## Start
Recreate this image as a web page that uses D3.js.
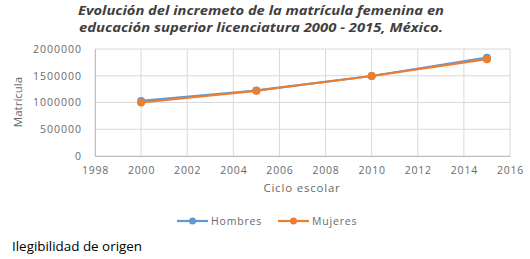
<!DOCTYPE html>
<html><head><meta charset="utf-8">
<script src="https://cdn.jsdelivr.net/npm/d3@7"></script>
<style>body{margin:0;background:#fff}</style>
</head><body>
<svg id="c" width="530" height="259"></svg>
<script>
const years = [2000, 2005, 2010, 2015];
const hombres = [1030000, 1225000, 1495000, 1838000];
const mujeres = [1000000, 1220000, 1495000, 1810000];
const xTicks = [1998, 2000, 2002, 2004, 2006, 2008, 2010, 2012, 2014, 2016];
const yTicks = [0, 500000, 1000000, 1500000, 2000000];
const seriesNames = ["Hombres", "Mujeres"];
const colors = ["#5B9BD5", "#ED7D31"];

const svg = d3.select("#c");
const x = d3.scaleLinear().domain([1998, 2016]).range([95, 510]);
const y = d3.scaleLinear().domain([0, 2000000]).range([156, 49]);
const grid = "#d9d9d9", txt = "#6a6a6a";
const font = "'Open Sans', sans-serif";

svg.append("text").attr("x", 261).attr("y", 15).attr("text-anchor", "middle")
  .attr("font-family", font).attr("font-weight", "bold").attr("font-style", "italic")
  .attr("font-size", 12).attr("fill", "#404040")
  .attr("textLength", 366).attr("lengthAdjust", "spacingAndGlyphs")
  .text("Evolución del incremeto de la matrícula femenina en");
svg.append("text").attr("x", 261).attr("y", 31.5).attr("text-anchor", "middle")
  .attr("font-family", font).attr("font-weight", "bold").attr("font-style", "italic")
  .attr("font-size", 12).attr("fill", "#404040")
  .attr("textLength", 364).attr("lengthAdjust", "spacingAndGlyphs")
  .text("educación superior licenciatura 2000 - 2015, México.");

// grid
svg.append("g").selectAll("line").data(yTicks).join("line")
  .attr("x1", x(1998)).attr("x2", x(2016)).attr("y1", d => y(d)).attr("y2", d => y(d))
  .attr("stroke", grid).attr("stroke-width", 1);
svg.append("g").selectAll("line").data(xTicks).join("line")
  .attr("x1", d => x(d)).attr("x2", d => x(d)).attr("y1", y(0)).attr("y2", y(2000000))
  .attr("stroke", grid).attr("stroke-width", 1);

// axes
const yAxis = d3.axisLeft(y).tickValues(yTicks).tickSize(0).tickPadding(13).tickFormat(d3.format("d"));
const gy = svg.append("g").attr("transform", `translate(${x(1998)},0)`).call(yAxis);
gy.select(".domain").attr("stroke", "#bfbfbf");
gy.selectAll("text").attr("font-family", font).attr("font-size", 10.5)
  .attr("letter-spacing", 1).attr("fill", txt);

const xAxis = d3.axisBottom(x).tickValues(xTicks).tickSize(0).tickPadding(11).tickFormat(d3.format("d"));
const gx = svg.append("g").attr("transform", `translate(0,${y(0)})`).call(xAxis);
gx.select(".domain").attr("stroke", "#bfbfbf");
gx.selectAll("text").attr("font-family", font).attr("font-size", 10.5)
  .attr("letter-spacing", 0.8).attr("fill", txt);

svg.append("text").attr("transform", "translate(22,102) rotate(-90)").attr("text-anchor", "middle")
  .attr("font-family", font).attr("font-size", 11.5).attr("fill", txt).text("Matrícula");
svg.append("text").attr("x", 302).attr("y", 192).attr("text-anchor", "middle")
  .attr("font-family", font).attr("font-size", 11.5).attr("letter-spacing", 0.8)
  .attr("fill", txt).text("Ciclo escolar");

// lines
const line = d3.line().x((d, i) => x(years[i])).y(d => y(d));
[hombres, mujeres].forEach((s, k) => {
  svg.append("path").datum(s).attr("d", line).attr("fill", "none")
    .attr("stroke", colors[k]).attr("stroke-width", 2.2);
  svg.append("g").selectAll("circle").data(s).join("circle")
    .attr("cx", (d, i) => x(years[i])).attr("cy", d => y(d)).attr("r", 4)
    .attr("fill", colors[k]);
});

// legend
const lx = [177, 278];
seriesNames.forEach((n, k) => {
  svg.append("line").attr("x1", lx[k]).attr("x2", lx[k] + 31).attr("y1", 221).attr("y2", 221)
    .attr("stroke", colors[k]).attr("stroke-width", 2.2);
  svg.append("circle").attr("cx", lx[k] + 15.5).attr("cy", 221).attr("r", 3.5).attr("fill", colors[k]);
  svg.append("text").attr("x", lx[k] + 34).attr("y", 225).attr("font-family", font)
    .attr("font-size", 10.5).attr("letter-spacing", 0.8).attr("fill", txt).text(n);
});

svg.append("text").attr("x", 12).attr("y", 251).attr("font-family", font)
  .attr("font-size", 13.4).attr("fill", "#000").text("Ilegibilidad de origen");
</script>
</body></html>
## End
WHAT IS BEING ASKED.
Repeat the data above exactly, but not the pictures.

OUTPUT FOR THIS EXERCISE.
Recreate this image as a web page that uses D3.js.
<!DOCTYPE html>
<html><head><meta charset="utf-8">
<script src="https://cdn.jsdelivr.net/npm/d3@7"></script>
<style>body{margin:0;background:#fff}</style>
</head><body>
<svg id="c" width="530" height="259"></svg>
<script>
const years = [2000, 2005, 2010, 2015];
const hombres = [1030000, 1225000, 1495000, 1838000];
const mujeres = [1000000, 1220000, 1495000, 1810000];
const xTicks = [1998, 2000, 2002, 2004, 2006, 2008, 2010, 2012, 2014, 2016];
const yTicks = [0, 500000, 1000000, 1500000, 2000000];
const seriesNames = ["Hombres", "Mujeres"];
const colors = ["#5B9BD5", "#ED7D31"];

const svg = d3.select("#c");
const x = d3.scaleLinear().domain([1998, 2016]).range([95, 510]);
const y = d3.scaleLinear().domain([0, 2000000]).range([156, 49]);
const grid = "#d9d9d9", txt = "#6a6a6a";
const font = "'Open Sans', sans-serif";

svg.append("text").attr("x", 261).attr("y", 15).attr("text-anchor", "middle")
  .attr("font-family", font).attr("font-weight", "bold").attr("font-style", "italic")
  .attr("font-size", 12).attr("fill", "#404040")
  .attr("textLength", 366).attr("lengthAdjust", "spacingAndGlyphs")
  .text("Evolución del incremeto de la matrícula femenina en");
svg.append("text").attr("x", 261).attr("y", 31.5).attr("text-anchor", "middle")
  .attr("font-family", font).attr("font-weight", "bold").attr("font-style", "italic")
  .attr("font-size", 12).attr("fill", "#404040")
  .attr("textLength", 364).attr("lengthAdjust", "spacingAndGlyphs")
  .text("educación superior licenciatura 2000 - 2015, México.");

// grid
svg.append("g").selectAll("line").data(yTicks).join("line")
  .attr("x1", x(1998)).attr("x2", x(2016)).attr("y1", d => y(d)).attr("y2", d => y(d))
  .attr("stroke", grid).attr("stroke-width", 1);
svg.append("g").selectAll("line").data(xTicks).join("line")
  .attr("x1", d => x(d)).attr("x2", d => x(d)).attr("y1", y(0)).attr("y2", y(2000000))
  .attr("stroke", grid).attr("stroke-width", 1);

// axes
const yAxis = d3.axisLeft(y).tickValues(yTicks).tickSize(0).tickPadding(13).tickFormat(d3.format("d"));
const gy = svg.append("g").attr("transform", `translate(${x(1998)},0)`).call(yAxis);
gy.select(".domain").attr("stroke", "#bfbfbf");
gy.selectAll("text").attr("font-family", font).attr("font-size", 10.5)
  .attr("letter-spacing", 1).attr("fill", txt);

const xAxis = d3.axisBottom(x).tickValues(xTicks).tickSize(0).tickPadding(11).tickFormat(d3.format("d"));
const gx = svg.append("g").attr("transform", `translate(0,${y(0)})`).call(xAxis);
gx.select(".domain").attr("stroke", "#bfbfbf");
gx.selectAll("text").attr("font-family", font).attr("font-size", 10.5)
  .attr("letter-spacing", 0.8).attr("fill", txt);

svg.append("text").attr("transform", "translate(22,102) rotate(-90)").attr("text-anchor", "middle")
  .attr("font-family", font).attr("font-size", 11.5).attr("fill", txt).text("Matrícula");
svg.append("text").attr("x", 302).attr("y", 192).attr("text-anchor", "middle")
  .attr("font-family", font).attr("font-size", 11.5).attr("letter-spacing", 0.8)
  .attr("fill", txt).text("Ciclo escolar");

// lines
const line = d3.line().x((d, i) => x(years[i])).y(d => y(d));
[hombres, mujeres].forEach((s, k) => {
  svg.append("path").datum(s).attr("d", line).attr("fill", "none")
    .attr("stroke", colors[k]).attr("stroke-width", 2.2);
  svg.append("g").selectAll("circle").data(s).join("circle")
    .attr("cx", (d, i) => x(years[i])).attr("cy", d => y(d)).attr("r", 4)
    .attr("fill", colors[k]);
});

// legend
const lx = [177, 278];
seriesNames.forEach((n, k) => {
  svg.append("line").attr("x1", lx[k]).attr("x2", lx[k] + 31).attr("y1", 221).attr("y2", 221)
    .attr("stroke", colors[k]).attr("stroke-width", 2.2);
  svg.append("circle").attr("cx", lx[k] + 15.5).attr("cy", 221).attr("r", 3.5).attr("fill", colors[k]);
  svg.append("text").attr("x", lx[k] + 34).attr("y", 225).attr("font-family", font)
    .attr("font-size", 10.5).attr("letter-spacing", 0.8).attr("fill", txt).text(n);
});

svg.append("text").attr("x", 12).attr("y", 251).attr("font-family", font)
  .attr("font-size", 13.4).attr("fill", "#000").text("Ilegibilidad de origen");
</script>
</body></html>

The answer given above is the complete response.